Exporting Brands, Not Competition

By Lucy Cohen Blatter

In France, sometime this summer, TF1 will begin airing Paris Enquêtes Criminelles, a localized version of NBC Universal’s Law & Order: Criminal Intent. The series premiere, which was announced in 2005, has been held up in part due to disputes between the French producer and franchise creator/executive producer Dick Wolf, who insists on a tight rein (the contract between TF1 and NBC Universal took nearly six months to complete). When it was announced in 2005, it was the first international format deal for any U.S. procedural drama.


Jeffrey Schlesinger is Warner Bros.
International Television’s president

In the meantime, Russia’s NTV has already premiered its own versions of Law & Order: Criminal Intent and Law & Order: Special Victims Unit (SVU). When SVU aired in Moscow on March 12, it was the first scripted procedural format of a U.S. series ever to air overseas. Its first and second episodes both won their ratings timeslots.

Since then, Warner Bros. has hopped on the procedural drama bandwagon, announcing that it would begin licensing format rights to Without a Trace and Cold Case. Jeffrey Schlesinger, president, Warner Bros. International Television Distribution, said: “We’ll likely focus on larger territories and take those as an example from which to learn.” Schlesinger added that, ideally he’d like to sell the formats of these shows to the broadcasters that already air the U.S. versions so that he doesn’t have to worry too much about creating competition for WB’s homegrown shows. But Schlesinger stressed that the localized versions will be tailored to the countries enough as not to cannibalize the audience. “We wouldn’t make them into comedies,” he said with a laugh. “We have to respect the integrity of the show and combine that with a healthy dose of respect for the culture and country. Obviously, the FBI doesn’t exist in other countries, so aspects like that will have to change. Music, which is very important to the shows, will have to be replaced too. So we’ll need flexibility.”

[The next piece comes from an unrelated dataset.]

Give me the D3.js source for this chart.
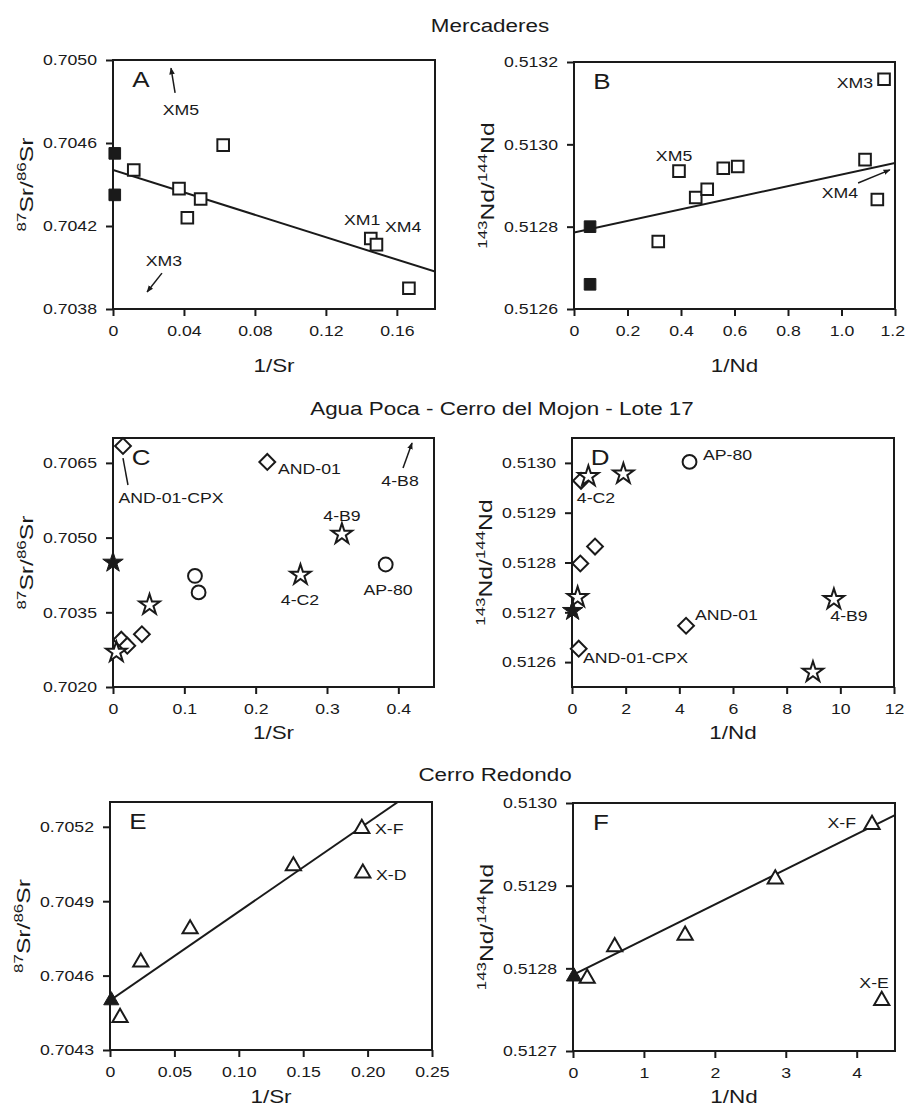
<!DOCTYPE html>
<html>
<head>
<meta charset="utf-8">
<script src="https://cdn.jsdelivr.net/npm/d3@7"></script>
<style>
  body { margin: 0; background: #fff; }
  svg { display: block; font-family: "Liberation Sans", Arial, Helvetica, sans-serif; }
  .tick line { stroke: #1a1a1a; stroke-width: 2; }
  .tick text { fill: #1a1a1a; font-size: 15px; }
</style>
</head>
<body>
<svg id="chart" width="906" height="1108"></svg>
<script>
(function (d3) {

    /***** Data: Mercaderes *****/
    var mercSrTicks = [0, 0.04, 0.08, 0.12, 0.16];
    var mercSrTickLabels = ["0", "0.04", "0.08", "0.12", "0.16"];
    var mercSrRatioTicks = [0.7038, 0.7042, 0.7046, 0.7050];
    var mercSrMantle = [[0.001, 0.70455], [0.001, 0.70435]];
    var mercSrSamples = [[0.0117, 0.70447], [0.0372, 0.70438], [0.0419, 0.70424], [0.0494, 0.70433],
                         [0.0621, 0.70459], [0.1453, 0.70414], [0.1485, 0.70411], [0.1668, 0.70390]];
    var mercSrFit = [[0, 0.70447], [0.1815, 0.70398]];
    var mercSrLabels = [["XM5", 0.0383, 0.704759], ["XM3", 0.0287, 0.704031],
                        ["XM1", 0.1404, 0.704229], ["XM4", 0.1635, 0.704195]];
    var mercSrArrows = [[0.035, 0.704841, 0.0327, 0.704961], [0.0276, 0.703973, 0.0192, 0.703882]];

    var mercNdTicks = [0, 0.2, 0.4, 0.6, 0.8, 1.0, 1.2];
    var mercNdTickLabels = ["0", "0.2", "0.4", "0.6", "0.8", "1.0", "1.2"];
    var mercNdRatioTicks = [0.5126, 0.5128, 0.5130, 0.5132];
    var mercNdMantle = [[0.06, 0.51280], [0.06, 0.51266]];
    var mercNdSamples = [[0.315, 0.512764], [0.3925, 0.512935], [0.455, 0.512871], [0.498, 0.512891],
                         [0.558, 0.512942], [0.612, 0.512946], [1.088, 0.512963], [1.134, 0.512866],
                         [1.159, 0.513158]];
    var mercNdFit = [[0, 0.512786], [1.2, 0.512955]];
    var mercNdLabels = [["XM5", 0.374, 0.512972], ["XM3", 1.05, 0.513149], ["XM4", 0.994, 0.512882]];
    var mercNdArrows = [[1.062, 0.512906, 1.181, 0.512938]];

    /***** Data: Agua Poca - Cerro del Mojon - Lote 17 *****/
    var aguaSrTicks = [0, 0.1, 0.2, 0.3, 0.4];
    var aguaSrTickLabels = ["0", "0.1", "0.2", "0.3", "0.4"];
    var aguaSrRatioTicks = [0.7020, 0.7035, 0.7050, 0.7065];
    var aguaSrMantle = [[0.0, 0.7045]];
    var aguaSrStars = [[0.0047, 0.70270], [0.0512, 0.70365], [0.2628, 0.70425], [0.3209, 0.70507]];
    var aguaSrDiamonds = [[0.014, 0.70684], [0.0116, 0.70295], [0.02, 0.70283], [0.0405, 0.70306], [0.2163, 0.70652]];
    var aguaSrCircles = [[0.1149, 0.70423], [0.12, 0.7039], [0.3823, 0.70446]];
    var aguaSrLabels = [["AND-01-CPX", 0.0813, 0.705795], ["4-B8", 0.4024, 0.706137], ["4-B9", 0.321, 0.705434],
                        ["4-C2", 0.2622, 0.703747], ["AP-80", 0.3855, 0.703948], ["AND-01", 0.2313, 0.706378, "start"]];
    var aguaSrArrows = [[0.4066, 0.706398, 0.4192, 0.7069]];
    var aguaSrLeaders = [[0.014, 0.706598, 0.021, 0.706056]];

    var aguaNdTicks = [0, 2, 4, 6, 8, 10, 12];
    var aguaNdTickLabels = ["0", "2", "4", "6", "8", "10", "12"];
    var aguaNdRatioTicks = [0.5126, 0.5127, 0.5128, 0.5129, 0.5130];
    var aguaNdMantle = [[0.025, 0.512703]];
    var aguaNdStars = [[0.61, 0.512973], [1.915, 0.512978], [0.21, 0.51273], [9.76, 0.512726], [8.98, 0.51258]];
    var aguaNdDiamonds = [[0.336, 0.512964], [0.31, 0.512798], [0.858, 0.512832], [4.25, 0.512673], [0.25, 0.512627]];
    var aguaNdCircles = [[4.38, 0.513002]];
    var aguaNdLabels = [["AP-80", 4.883, 0.513016, "start"], ["4-C2", 0.894, 0.51293],
                        ["AND-01", 4.584, 0.512695, "start"], ["4-B9", 10.324, 0.512693],
                        ["AND-01-CPX", 0.41, 0.512608, "start"]];

    /***** Data: Cerro Redondo *****/
    var redSrTicks = [0, 0.05, 0.10, 0.15, 0.20, 0.25];
    var redSrTickLabels = ["0", "0.05", "0.10", "0.15", "0.20", "0.25"];
    var redSrRatioTicks = [0.7043, 0.7046, 0.7049, 0.7052];
    var redSrMantle = [[0.001, 0.7045]];
    var redSrSamples = [[0.0078, 0.704431], [0.0239, 0.704654], [0.0622, 0.704788], [0.1424, 0.705042],
                        [0.1955, 0.705193], [0.1963, 0.705013]];
    var redSrFit = [[0, 0.7045], [0.2235, 0.7053]];
    var redSrLabels = [["X-F", 0.2057, 0.705191, "start"], ["X-D", 0.2065, 0.705006, "start"]];

    var redNdTicks = [0, 1, 2, 3, 4];
    var redNdTickLabels = ["0", "1", "2", "3", "4"];
    var redNdRatioTicks = [0.5127, 0.5128, 0.5129, 0.5130];
    var redNdMantle = [[0.014, 0.51279]];
    var redNdSamples = [[0.2, 0.512788], [0.588, 0.512826], [1.581, 0.51284], [2.852, 0.512908],
                        [4.216, 0.512974], [4.353, 0.512761]];
    var redNdFit = [[0, 0.512792], [4.532, 0.512985]];
    var redNdLabels = [["X-F", 3.99, 0.512976, "end"], ["X-E", 4.245, 0.512783]];

    /***** Configuration *****/
    var SX = 1.18;           // the original lettering is a wide grotesque
    var ink = "#1a1a1a";
    var svg = d3.select("#chart");

    svg.append("defs").append("marker")
        .attr("id", "arrow")
        .attr("viewBox", "0 0 10 10")
        .attr("refX", 9).attr("refY", 5)
        .attr("markerWidth", 7).attr("markerHeight", 7)
        .attr("markerUnits", "userSpaceOnUse")
        .attr("orient", "auto")
        .append("path").attr("d", "M0,1L10,5L0,9Z").attr("fill", ink);

    function addText(g, x, y, str, size, anchor) {
        return g.append("text")
            .attr("transform", "translate(" + x + "," + y + ") scale(" + SX + ",1)")
            .attr("text-anchor", anchor || "middle")
            .attr("font-size", size)
            .attr("fill", ink)
            .text(str);
    }

    var symbols = {
        square: d3.symbol().type(d3.symbolSquare).size(135),
        diamond: d3.symbol().type(d3.symbolSquare).size(125),
        star: d3.symbol().type(d3.symbolStar).size(130),
        circle: d3.symbol().type(d3.symbolCircle).size(150),
        triangle: d3.symbol().type(d3.symbolTriangle).size(100)
    };

    function drawPanel(p) {
        var x = d3.scaleLinear().domain(p.xDomain).range([p.left, p.right]);
        var y = d3.scaleLinear().domain(p.yDomain).range([p.bottom, p.top]);
        var g = svg.append("g");

        var xAxis = d3.axisBottom(x).tickValues(p.xTicks).tickSize(7).tickSizeOuter(0).tickPadding(9)
            .tickFormat(function (d, i) { return p.xTickLabels[i]; });
        var yAxis = d3.axisLeft(y).tickValues(p.yTicks).tickSize(7).tickSizeOuter(0).tickPadding(9)
            .tickFormat(d3.format(".4f"));

        var gx = g.append("g").attr("transform", "translate(0," + p.bottom + ")").call(xAxis);
        var gy = g.append("g").attr("transform", "translate(" + p.left + ",0)").call(yAxis);
        gx.select(".domain").remove();
        gy.select(".domain").remove();
        gx.selectAll("text").attr("transform", "scale(" + SX + ",1)").attr("font-family", null);
        gy.selectAll("text").attr("transform", "scale(" + SX + ",1)").attr("x", -16 / SX).attr("font-family", null);
        g.selectAll(".tick text").attr("font-size", null);

        // keep the last tick label inside the page, as in the printed figure
        gx.selectAll("text").each(function () {
            var r = this.getBoundingClientRect();
            if (r.right > 905) d3.select(this).attr("x", (905 - r.right) / SX);
        });

        g.append("rect")
            .attr("x", p.left).attr("y", p.top)
            .attr("width", p.right - p.left).attr("height", p.bottom - p.top)
            .attr("fill", "none").attr("stroke", ink).attr("stroke-width", 2);

        var clip = "clip-" + p.letter;
        svg.select("defs").append("clipPath").attr("id", clip)
            .append("rect").attr("x", p.left).attr("y", p.top)
            .attr("width", p.right - p.left).attr("height", p.bottom - p.top);

        if (p.fit) {
            g.append("path")
                .attr("clip-path", "url(#" + clip + ")")
                .attr("d", d3.line().x(function (d) { return x(d[0]); }).y(function (d) { return y(d[1]); })(p.fit))
                .attr("fill", "none").attr("stroke", ink).attr("stroke-width", 2);
        }

        (p.leaders || []).forEach(function (a) {
            g.append("line").attr("x1", x(a[0])).attr("y1", y(a[1])).attr("x2", x(a[2])).attr("y2", y(a[3]))
                .attr("stroke", ink).attr("stroke-width", 1.5);
        });
        (p.arrows || []).forEach(function (a) {
            g.append("line").attr("x1", x(a[0])).attr("y1", y(a[1])).attr("x2", x(a[2])).attr("y2", y(a[3]))
                .attr("stroke", ink).attr("stroke-width", 1.5).attr("marker-end", "url(#arrow)");
        });

        p.series.forEach(function (s) {
            g.selectAll(null).data(s.data).enter().append("path")
                .attr("transform", function (d) {
                    return "translate(" + x(d[0]) + "," + y(d[1]) + ")" + (s.shape === "diamond" ? " rotate(45)" : "");
                })
                .attr("d", symbols[s.shape])
                .attr("fill", s.filled ? ink : "#fff")
                .attr("stroke", ink)
                .attr("stroke-width", s.filled ? 1 : 2);
        });

        (p.labels || []).forEach(function (l) {
            addText(g, x(l[1]), y(l[2]), l[0], 15, l[3]).attr("dy", "0.35em");
        });

        addText(g, p.left + 28, p.top + 19, p.letter, 22).attr("dy", "0.35em");

        addText(g, (p.left + p.right) / 2, p.bottom + p.xTitleGap, p.xTitle, 19);

        var yt = g.append("text")
            .attr("transform", "translate(" + (p.left - 80) + "," + ((p.top + p.bottom) / 2) + ") rotate(-90) scale(1.3,1)")
            .attr("text-anchor", "middle").attr("fill", ink).attr("font-size", 19);
        yt.append("tspan").attr("font-size", 13).attr("dy", -7).text(p.yTitle[0]);
        yt.append("tspan").attr("dy", 7).text(p.yTitle[1] + "/");
        yt.append("tspan").attr("font-size", 13).attr("dy", -7).text(p.yTitle[2]);
        yt.append("tspan").attr("dy", 7).text(p.yTitle[1]);
    }

    /***** Section titles *****/
    addText(svg, 490, 32, "Mercaderes", 19);
    addText(svg, 502, 415, "Agua Poca - Cerro del Mojon - Lote 17", 19);
    addText(svg, 495, 781, "Cerro Redondo", 19);

    var srTitle = ["87", "Sr", "86"];
    var ndTitle = ["143", "Nd", "144"];

    drawPanel({
        letter: "A", left: 113, right: 435, top: 60, bottom: 309, xTitleGap: 63,
        xDomain: [0, 0.1815], yDomain: [0.7038, 0.7050],
        xTicks: mercSrTicks, xTickLabels: mercSrTickLabels, yTicks: mercSrRatioTicks,
        xTitle: "1/Sr", yTitle: srTitle, fit: mercSrFit,
        series: [{ data: mercSrSamples, shape: "square" }, { data: mercSrMantle, shape: "square", filled: true }],
        labels: mercSrLabels, arrows: mercSrArrows
    });
    drawPanel({
        letter: "B", left: 574, right: 895, top: 62, bottom: 309, xTitleGap: 63,
        xDomain: [0, 1.2], yDomain: [0.5126, 0.5132],
        xTicks: mercNdTicks, xTickLabels: mercNdTickLabels, yTicks: mercNdRatioTicks,
        xTitle: "1/Nd", yTitle: ndTitle, fit: mercNdFit,
        series: [{ data: mercNdSamples, shape: "square" }, { data: mercNdMantle, shape: "square", filled: true }],
        labels: mercNdLabels, arrows: mercNdArrows
    });
    drawPanel({
        letter: "C", left: 113, right: 434, top: 438, bottom: 687, xTitleGap: 52,
        xDomain: [0, 0.45], yDomain: [0.7020, 0.7070],
        xTicks: aguaSrTicks, xTickLabels: aguaSrTickLabels, yTicks: aguaSrRatioTicks,
        xTitle: "1/Sr", yTitle: srTitle,
        series: [{ data: aguaSrDiamonds, shape: "diamond" }, { data: aguaSrCircles, shape: "circle" },
                 { data: aguaSrStars, shape: "star" }, { data: aguaSrMantle, shape: "star", filled: true }],
        labels: aguaSrLabels, arrows: aguaSrArrows, leaders: aguaSrLeaders
    });
    drawPanel({
        letter: "D", left: 572, right: 894, top: 438, bottom: 687, xTitleGap: 52,
        xDomain: [0, 12], yDomain: [0.51255, 0.51305],
        xTicks: aguaNdTicks, xTickLabels: aguaNdTickLabels, yTicks: aguaNdRatioTicks,
        xTitle: "1/Nd", yTitle: ndTitle,
        series: [{ data: aguaNdDiamonds, shape: "diamond" }, { data: aguaNdCircles, shape: "circle" },
                 { data: aguaNdStars, shape: "star" }, { data: aguaNdMantle, shape: "star", filled: true }],
        labels: aguaNdLabels
    });
    drawPanel({
        letter: "E", left: 110, right: 432, top: 802, bottom: 1050, xTitleGap: 53,
        xDomain: [0, 0.25], yDomain: [0.7043, 0.7053],
        xTicks: redSrTicks, xTickLabels: redSrTickLabels, yTicks: redSrRatioTicks,
        xTitle: "1/Sr", yTitle: srTitle, fit: redSrFit,
        series: [{ data: redSrSamples, shape: "triangle" }, { data: redSrMantle, shape: "triangle", filled: true }],
        labels: redSrLabels
    });
    drawPanel({
        letter: "F", left: 573, right: 895, top: 803, bottom: 1051, xTitleGap: 52,
        xDomain: [0, 4.54], yDomain: [0.5127, 0.5130],
        xTicks: redNdTicks, xTickLabels: redNdTickLabels, yTicks: redNdRatioTicks,
        xTitle: "1/Nd", yTitle: ndTitle, fit: redNdFit,
        series: [{ data: redNdSamples, shape: "triangle" }, { data: redNdMantle, shape: "triangle", filled: true }],
        labels: redNdLabels
    });

})(d3);
</script>
</body>
</html>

International broadcasters have always pleaded with the studios to give them more procedural, stand-alone dramas, but it seems now the dubbed U.S. version is not enough. Broadcasters want a quality show with local characters and a large potential for success. “The fact is that it’s very difficult to execute new ideas from scratch, and with our formats, international broadcasters already have a bible to use. They’re buying something that they know has worked in other countries. Since many of these shows find their footing only after two or three years, buyers are getting well-developed shows. Also,  since other seasons are not as long as U.S. seasons, they also have the added bonus of being able to choose the best episodes out there.”

Another possible advantage to these formats is that they are more economical to produce and can be cheaper than vying for the next exorbitantly priced U.S. hit. 

According to The Wall Street Journal Europe, TF1 pays NBC Universal about $130,000 an episode in return for scripts, concept and structure and consultations from NBC Uni executives. All in all, each episode costs around $1 million, about 25 percent more than the average TF1 show. But that is still much less than creating a series from scratch. So it all probably evens out.